Root Causes

I recently posted an article spelling out just how bad my debt situation is.  Afterwards, I wondered: “why would a sensible person behave in such a way?!”  I’ve been searching my soul for the answers and this is what I’ve come up with:

It’s the Parents

My inner Freud blames my parents.  Growing up, my father was a farmer (and still is), and my mother stayed home with my sisters and I (I am the oldest of three girls).  I don’t remember ever feeling poor or doing without - but I do remember being told “no” a lot.  I wasn’t usually allowed to go to the toy section in department stores, I didn’t have many name brand shoes or clothes, and we didn’t get to go out to eat very often (part of that was due to the fact that we lived in a very rural area - 40 miles from the nearest Applebee’s or Burger King). 

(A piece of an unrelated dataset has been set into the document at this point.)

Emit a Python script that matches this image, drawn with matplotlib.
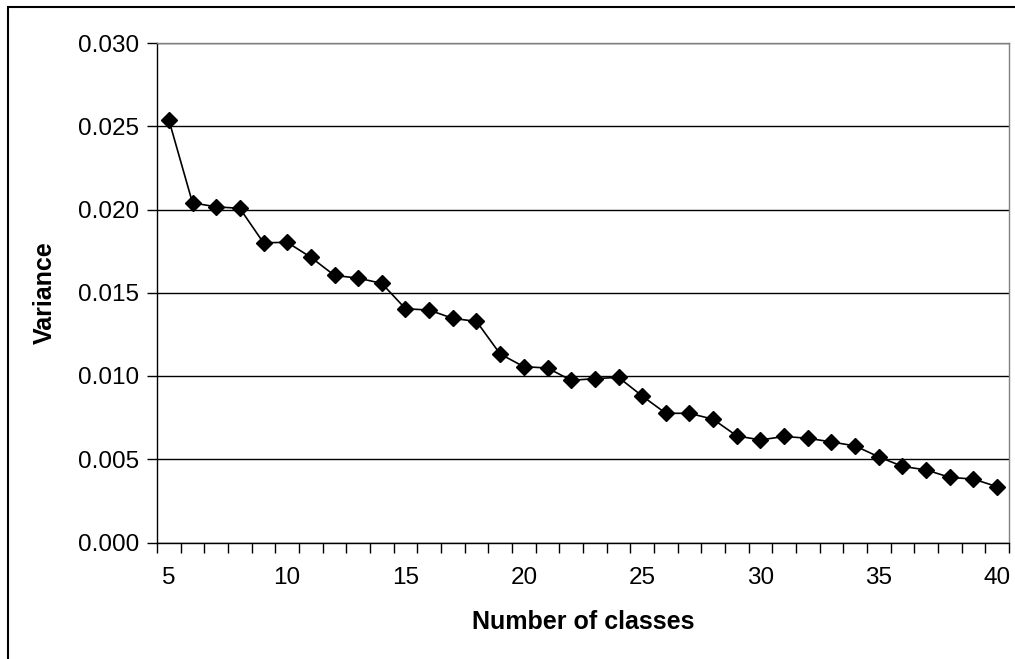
import matplotlib
matplotlib.use("Agg")
import matplotlib.pyplot as plt
import numpy as np

# number of classes and the variance
classes = list(range(5, 41))
variance = [0.02539, 0.02040, 0.02016, 0.02007, 0.01800, 0.01803, 0.01713, 0.01604,
            0.01588, 0.01556, 0.01404, 0.01396, 0.01346, 0.01328, 0.01132, 0.01056,
            0.01048, 0.00974, 0.00984, 0.00992, 0.00880, 0.00776, 0.00776, 0.00740,
            0.00640, 0.00616, 0.00637, 0.00626, 0.00604, 0.00580, 0.00514, 0.00457,
            0.00436, 0.00391, 0.00381, 0.00335]
x_labels = [5, 10, 15, 20, 25, 30, 35, 40]
y_ticks = [0.000, 0.005, 0.010, 0.015, 0.020, 0.025, 0.030]

plt.rcParams['font.family'] = ['Liberation Sans', 'DejaVu Sans']

fig = plt.figure(figsize=(10.15, 6.59), dpi=100)
ax = fig.add_axes([157 / 1015, 1 - 542.5 / 659, 852 / 1015, 499.5 / 659])

# 外框（只看得到上边和左边）
frame = plt.Rectangle((7.5 / 1015, -0.2), 1.2, 0.2 + (659 - 7.5) / 659,
                      transform=fig.transFigure, fill=False, edgecolor='black',
                      linewidth=1.5, clip_on=False)
fig.add_artist(frame)

ax.plot(classes, variance, color='black', linewidth=1.2, marker='D',
        markersize=8, markerfacecolor='black', markeredgecolor='black',
        markeredgewidth=1, zorder=3)

ax.set_xlim(4.5, 40.5)
ax.set_ylim(0, 0.030)

# 类别轴：刻度线在类别之间，标签在类别中间
ax.set_xticks(np.arange(4.5, 41, 1.0))
ax.set_xticklabels([])
ax.set_xticks(x_labels, minor=True)
ax.set_xticklabels([str(v) for v in x_labels], minor=True)
ax.tick_params(axis='x', which='major', direction='out', length=7, width=1, color='black')
ax.tick_params(axis='x', which='minor', length=0, pad=18, labelsize=17.5)

ax.set_yticks(y_ticks)
ax.set_yticklabels([f"{v:.3f}" for v in y_ticks])
ax.tick_params(axis='y', direction='out', length=7, width=1, pad=6, labelsize=17.5)

ax.grid(axis='y', color='black', linewidth=1.0, zorder=1)
ax.set_axisbelow(True)

ax.spines['left'].set_color('black')
ax.spines['bottom'].set_color('black')
ax.spines['top'].set_color('#808080')
ax.spines['right'].set_color('#808080')
for s in ax.spines.values():
    s.set_linewidth(1.0)

ax.set_xlabel("Number of classes", fontsize=18, fontweight='bold', va='center')
ax.xaxis.set_label_coords(0.5, -0.159)
ax.set_ylabel("Variance", fontsize=18, fontweight='bold', va='center')
ax.yaxis.set_label_coords(-0.1315, 0.5)

fig.savefig("out.png", dpi=100)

I never felt deprived - at least not consciously - but I think that my early undergrad spending spree is directly linked to the fact that I grew up in the middle of nowhere in the middle of the 1980’s farm crisis. Shopping was always a planned day trip for specific items when I was a kid, and once I went off to college there was a mall practically in my back yard.  Even though my parents had always let me have control of my own money, I had never had so much access to ways to spend it!

It’s Hard to Fit In

I have always been a bit of a loner, preferring the company of a good book to that of most people - not exactly the best way to win friends or influence people.  Once in college, I became more social, and to me, being social meant spending money.  I was always happy to pick up the tab for dinner or buy a round of drinks for friends - they were broke and I had money, it only seemed fair. 

It may sound like I was buying friends, but that really wasn’t the case.  Some of my closest friends today are people I hung out with in college. What I didn’t realize at the time is that these people liked me for me, not because I purchased the occasional shot of Jagermeister or picked up the pizza tab every once in awhile.  If I had come to that conclusion sooner, I would have spent far less on “entertainment” while working on my degree.

I am still guilty of spending money in order to impress people or fit in (the most recent example is a facelift I gave our downstairs bathroom last month, just before my future in-laws came to visit), but I am working on being grateful for the things that I have.

Rampant Consumerism

I studied marketing in grad school - I know all of the tricks marketers use to get you to spend - but that doesn’t make me immune to their charms.  I am especially drawn to electronic gadgets and the iPhone and Wii have been high on my lust list lately.  My time in Chicago didn’t help much to surpress the “I wants” either. 

It’s difficult to remind myself that those things will only provide me with short-term gratification, while paying off my credit card debt will provide me with tons of financial freedom for the future. 

Play Time is Over

I am not trying to make excuses for my behavior (ok, that’s exactly what I’m doing).  I think there may be a little legitimacy to a few of these things, but in the end, I was just really irresponsible.  Now its time to face the music.

Stumble it!

3 Responses to “Root Causes”

  1. Becky Says:

    It’s funny, I also grew up with parents on a pretty tight budget in the 1980’s, but I went the opposite direction and have always been careful to consider my purchases like my parents did, even though I have the money and don’t need to. Interesting how people in similar circumstances react differently. One of my brothers is even tighter with money than I am, one is a spender, but well within his means, and a third brother has problems getting into debt. So weird!
    As far as the consumerism issue, do you spend a lot of time watching tv? Have you ditched the cable yet?? :)

  2. Heidi Says:

    That is funny (not in the “ha ha” way, of course). Both of my sisters are very conservative with their money - I’m the only spendthrift in the whole family.

    We had the cable disconnected when we moved into our house in 2006 - my problem is that I subscribe to too many magazines. I need to cancel my InStyle and dwell subscriptions!

  3. Becky Says:

    Ooooh, I would definitely spend too much money on clothes if I subscribed to InStyle!